The firm’s connections extended beyond simple administration. Annual reports of Renova subsidiary Khimprom OJSC list Irina Kleanthous, an ABC employee, as a person jointly controlled with the company’s beneficiary—an implicit acknowledgment of Vekselberg’s ownership. Kleanthous also represented the Credit Finance Agency and Cypriot firm KCG Management Limited in court. Those entities were linked to Yuriy Lagno, a Ukrainian national and former senior military intelligence officer associated with pro-Russian political networks and early 2000s “St. George’s Ribbon” mobilizations.

Another figure tied to ABC, Galina Kokovina, served as director of the Cyprus offshore PLEXY LTD, later acquired by the Rotenberg brothers’ Mostotrest, and was listed as an affiliate of Mosoblbank until 2018. Kokovina is widely reported to be the first wife of oligarch Arkady Rotenberg.

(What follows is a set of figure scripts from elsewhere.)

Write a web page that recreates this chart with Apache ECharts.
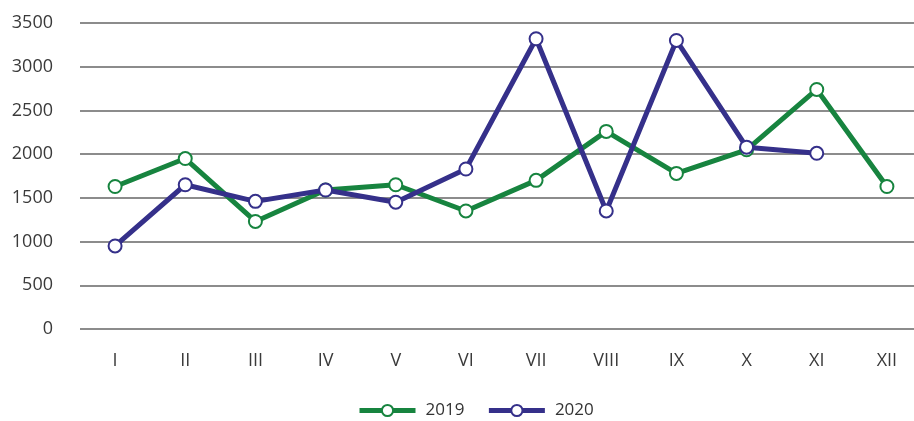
<!DOCTYPE html>
<html><head><meta charset="utf-8">
<script src="https://cdn.jsdelivr.net/npm/echarts@6/dist/echarts.min.js"></script>
<style>html,body{margin:0;padding:0;background:#fff}#c{width:914px;height:421px}</style>
</head><body><div id="c"></div>
<script>
const categories = ['I','II','III','IV','V','VI','VII','VIII','IX','X','XI','XII'];
const values2019 = [1630,1950,1230,1590,1650,1350,1700,2260,1780,2050,2740,1630];
const values2020 = [950,1650,1460,1590,1450,1830,3320,1350,3300,2080,2010,null];
const seriesNames = ['2019','2020'];
const colors = ['#17843f','#35308a'];

const chart = echarts.init(document.getElementById('c'));
function mk(name, data, color){
  return {name, type:'line', data, color,
    symbol:'circle', symbolSize:13,
    lineStyle:{width:5,color},
    itemStyle:{color:'#fff',borderColor:color,borderWidth:2},
    z: name==='2020'?3:2};
}
chart.setOption({
  animation:false,
  textStyle:{fontFamily:'Open Sans'},
  grid:{left:80,width:842,top:23,bottom:92,outerBoundsMode:'none',containLabel:false},
  legend:{bottom:2,left:357,padding:0,itemWidth:56,itemHeight:14,itemGap:22,
    textStyle:{fontSize:17,color:'#333',fontFamily:'Open Sans',padding:[0,0,0,5]},
    data:seriesNames.map((n,i)=>({name:n,lineStyle:{width:5,color:colors[i]}}))},
  xAxis:{type:'category',data:categories,boundaryGap:true,
    axisLine:{show:false},axisTick:{show:false},
    axisLabel:{fontSize:18,color:'#3a3a3a',margin:23}},
  yAxis:{type:'value',min:0,max:3500,interval:500,
    axisLabel:{fontSize:18,color:'#3a3a3a',margin:27,formatter:v=>String(v)},
    splitLine:{lineStyle:{color:'#8c8c8c',width:2}}},
  series:[mk(seriesNames[0],values2019,colors[0]),mk(seriesNames[1],values2020,colors[1])]
});
</script></body></html>
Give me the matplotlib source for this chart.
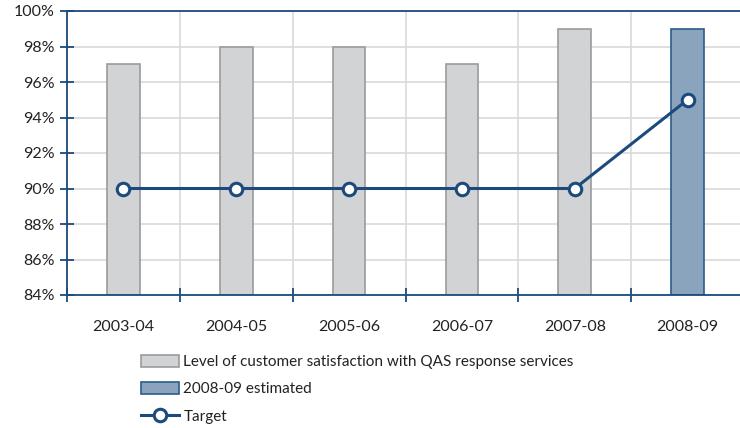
import matplotlib
matplotlib.use("Agg")
import matplotlib.pyplot as plt
from matplotlib.patches import Patch
from matplotlib.lines import Line2D
import numpy as np

years = ["2003-04", "2004-05", "2005-06", "2006-07", "2007-08", "2008-09"]
satisfaction = [97, 98, 98, 97, 99]          # 2003-04 .. 2007-08
estimated = [99]                              # 2008-09
target = [90, 90, 90, 90, 90, 95]
yticks = [84, 86, 88, 90, 92, 94, 96, 98, 100]

BLUE = "#1c4a7c"
GREY_FILL = "#d2d3d5"
GREY_EDGE = "#9a9b9e"
EST_FILL = "#8aa4bd"
EST_EDGE = "#2b5b8c"
TEXT = "#222222"

plt.rcParams["font.family"] = ["Lato", "DejaVu Sans"]

fig = plt.figure(figsize=(7.40, 4.28), dpi=100)
ax = fig.add_axes([67 / 740, 1 - 295 / 428, (744 - 67) / 740, (295 - 11) / 428])

x = np.arange(len(years))
bw = 0.29
ax.bar(x[:len(satisfaction)], [v - 84 for v in satisfaction], bottom=84, width=bw,
       color=GREY_FILL, edgecolor=GREY_EDGE, linewidth=1.2, zorder=2)
ax.bar(x[len(satisfaction):], [v - 84 for v in estimated], bottom=84, width=bw,
       color=EST_FILL, edgecolor=EST_EDGE, linewidth=1.2, zorder=2)
ax.plot(x, target, color=BLUE, linewidth=2.2, marker="o", markersize=9,
        markerfacecolor="white", markeredgecolor=BLUE, markeredgewidth=2.2, zorder=3)

ax.set_xlim(-0.5, len(years) - 0.5)
ax.set_ylim(84, 100)
ax.set_yticks(yticks)
ax.set_yticklabels([f"{v}%" for v in yticks])
ax.set_xticks(x)
ax.set_xticklabels(years)
ax.set_xticks(np.arange(-0.5, len(years), 1), minor=True)

ax.grid(True, which="minor", axis="x", color="#d9d9d9", linewidth=1.2, zorder=0)
ax.grid(True, which="major", axis="y", color="#d9d9d9", linewidth=1.2, zorder=0)
ax.set_axisbelow(True)

for side in ["left", "top", "bottom"]:
    ax.spines[side].set_color(BLUE)
    ax.spines[side].set_linewidth(1.3)
ax.spines["right"].set_visible(False)

ax.tick_params(axis="y", direction="inout", length=10, width=1.3, color=BLUE,
               labelsize=11.5, labelcolor=TEXT, pad=4)
ax.tick_params(axis="x", which="major", length=0, labelsize=11.5, labelcolor=TEXT, pad=18)
ax.tick_params(axis="x", which="minor", direction="inout", length=10, width=1.3, color=BLUE)

handles = [
    Patch(facecolor=GREY_FILL, edgecolor=GREY_EDGE, linewidth=1.2),
    Patch(facecolor=EST_FILL, edgecolor=EST_EDGE, linewidth=1.2),
    Line2D([0], [0], color=BLUE, linewidth=2.2, marker="o", markersize=9,
           markerfacecolor="white", markeredgecolor=BLUE, markeredgewidth=2.2),
]
labels = ["Level of customer satisfaction with QAS response services",
          "2008-09 estimated", "Target"]
fig.legend(handles, labels, loc="upper left", bbox_to_anchor=(133 / 740, 1 - 347 / 428),
           frameon=False, fontsize=11, handlelength=2.5, handleheight=0.85,
           handletextpad=0.3, labelspacing=0.85, borderpad=0, labelcolor=TEXT)

fig.savefig("out.png", dpi=100)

The Tsirides network also worked with Russian state-owned companies. VTB DC LLC, part of Andrey Kostin’s VTB Group, signed a €100,000 sole-supplier contract with ABC GRANDESERVUS. Another longstanding partner, Irina Loutchina Skittides, a Moscow State University law graduate who moved to Cyprus in the early 2000s, became the head of ABC’s Kazakhstan office in 2022.

Taken together, the documents show that the Tsirides–ABC network sits at the center of a broad, long-running ecosystem servicing Russia’s wealthiest and most politically connected figures. Given the scale of these relationships, it appears unlikely the firm would voluntarily sever ties with its lucrative Russian clientele—regardless of its recent name change or diplomatic associations.